***** Given information *****

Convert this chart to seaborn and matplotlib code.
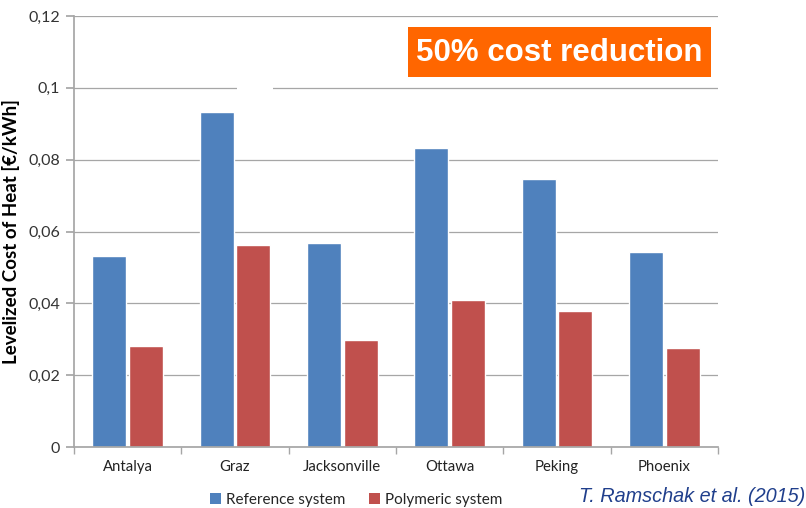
import pandas as pd
import matplotlib.pyplot as plt
import seaborn as sns
from matplotlib.ticker import FuncFormatter
from matplotlib.patches import Patch, Rectangle

cities = ['Antalya', 'Graz', 'Jacksonville', 'Ottawa', 'Peking', 'Phoenix']
reference = [0.0532, 0.0933, 0.0568, 0.0833, 0.0747, 0.0543]
polymeric = [0.0281, 0.0563, 0.0298, 0.0410, 0.0379, 0.0276]
series = ['Reference system', 'Polymeric system']
colors = ['#4F81BD', '#C0504D']

df = pd.DataFrame({
    'city': cities * 2,
    'system': [series[0]] * len(cities) + [series[1]] * len(cities),
    'lcoh': reference + polymeric,
})

sns.set_theme(style="white")
plt.rcParams['font.family'] = ['Lato', 'DejaVu Sans']

fig = plt.figure(figsize=(8.06, 5.08), dpi=100)
ax = fig.add_axes([0.0918, 0.120, 0.799, 0.8485])

sns.barplot(data=df, x='city', y='lcoh', hue='system', palette=colors,
            width=0.68, gap=0.07, ax=ax, legend=False, saturation=1)

ax.set_ylim(0, 0.12)
ax.set_xlim(-0.5, 5.5)
ax.set_yticks([0, 0.02, 0.04, 0.06, 0.08, 0.1, 0.12])
ax.yaxis.set_major_formatter(FuncFormatter(
    lambda v, p: '0' if v == 0 else f"{v:.2f}".rstrip('0').replace('.', ',')))
ax.grid(axis='y', color='#A6A6A6', linewidth=0.9)
ax.set_axisbelow(True)
for s in ['top', 'right']:
    ax.spines[s].set_visible(False)
ax.spines['left'].set_color('#A6A6A6')
ax.spines['bottom'].set_color('#A6A6A6')

ax.set_xticks([i - 0.5 for i in range(7)], minor=True)
ax.tick_params(axis='x', which='major', length=0, labelsize=10.7, pad=9, colors='#222222')
ax.tick_params(axis='x', which='minor', length=5, color='#A6A6A6', direction='out', bottom=True)
ax.tick_params(axis='y', length=6, color='#A6A6A6', direction='out', left=True,
               labelsize=11.5, pad=4, colors='#333333')
ax.set_xlabel('')
ax.set_ylabel('Levelized Cost of Heat [€/kWh]', fontsize=13.5, fontweight='bold',
              color='black', labelpad=6)

# small white patch over the 0,1 gridline above Graz (as in the slide)
fig.patches.append(Rectangle((237 / 806, 1 - 92 / 508), 36 / 806, 8 / 508,
                             transform=fig.transFigure, facecolor='white',
                             edgecolor='none', zorder=3))

# orange callout box
fig.patches.append(Rectangle((408 / 806, 1 - 77 / 508), 303 / 806, 50 / 508,
                             transform=fig.transFigure, facecolor='#FF6600',
                             edgecolor='none', zorder=3))
fig.text(559.5 / 806, 1 - 53 / 508, '50% cost reduction', ha='center', va='center',
         fontsize=22.5, fontweight='bold', color='white', zorder=4,
         family=['Liberation Sans', 'DejaVu Sans'])

handles = [Patch(facecolor=c, edgecolor='none') for c in colors]
fig.legend(handles, series, loc='center', bbox_to_anchor=(0.442, 0.016),
           ncol=2, frameon=False, fontsize=11, handlelength=0.7, handleheight=0.7,
           handletextpad=0.3, columnspacing=1.6)

fig.text(0.999, 0.022, 'T. Ramschak et al. (2015)', ha='right', va='center',
         fontsize=14.3, style='italic', color='#203F8C',
         family=['Liberation Sans', 'DejaVu Sans'])

fig.savefig('out.png', dpi=100)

*****

*Exercise brief*
Give back exactly the lines from the first line of the data through the line with "ax.spines['bottom'].set_color('#A6A6A6')", pictures excluded.

*Worked solution*
Convert this chart to seaborn and matplotlib code.
import pandas as pd
import matplotlib.pyplot as plt
import seaborn as sns
from matplotlib.ticker import FuncFormatter
from matplotlib.patches import Patch, Rectangle

cities = ['Antalya', 'Graz', 'Jacksonville', 'Ottawa', 'Peking', 'Phoenix']
reference = [0.0532, 0.0933, 0.0568, 0.0833, 0.0747, 0.0543]
polymeric = [0.0281, 0.0563, 0.0298, 0.0410, 0.0379, 0.0276]
series = ['Reference system', 'Polymeric system']
colors = ['#4F81BD', '#C0504D']

df = pd.DataFrame({
    'city': cities * 2,
    'system': [series[0]] * len(cities) + [series[1]] * len(cities),
    'lcoh': reference + polymeric,
})

sns.set_theme(style="white")
plt.rcParams['font.family'] = ['Lato', 'DejaVu Sans']

fig = plt.figure(figsize=(8.06, 5.08), dpi=100)
ax = fig.add_axes([0.0918, 0.120, 0.799, 0.8485])

sns.barplot(data=df, x='city', y='lcoh', hue='system', palette=colors,
            width=0.68, gap=0.07, ax=ax, legend=False, saturation=1)

ax.set_ylim(0, 0.12)
ax.set_xlim(-0.5, 5.5)
ax.set_yticks([0, 0.02, 0.04, 0.06, 0.08, 0.1, 0.12])
ax.yaxis.set_major_formatter(FuncFormatter(
    lambda v, p: '0' if v == 0 else f"{v:.2f}".rstrip('0').replace('.', ',')))
ax.grid(axis='y', color='#A6A6A6', linewidth=0.9)
ax.set_axisbelow(True)
for s in ['top', 'right']:
    ax.spines[s].set_visible(False)
ax.spines['left'].set_color('#A6A6A6')
ax.spines['bottom'].set_color('#A6A6A6')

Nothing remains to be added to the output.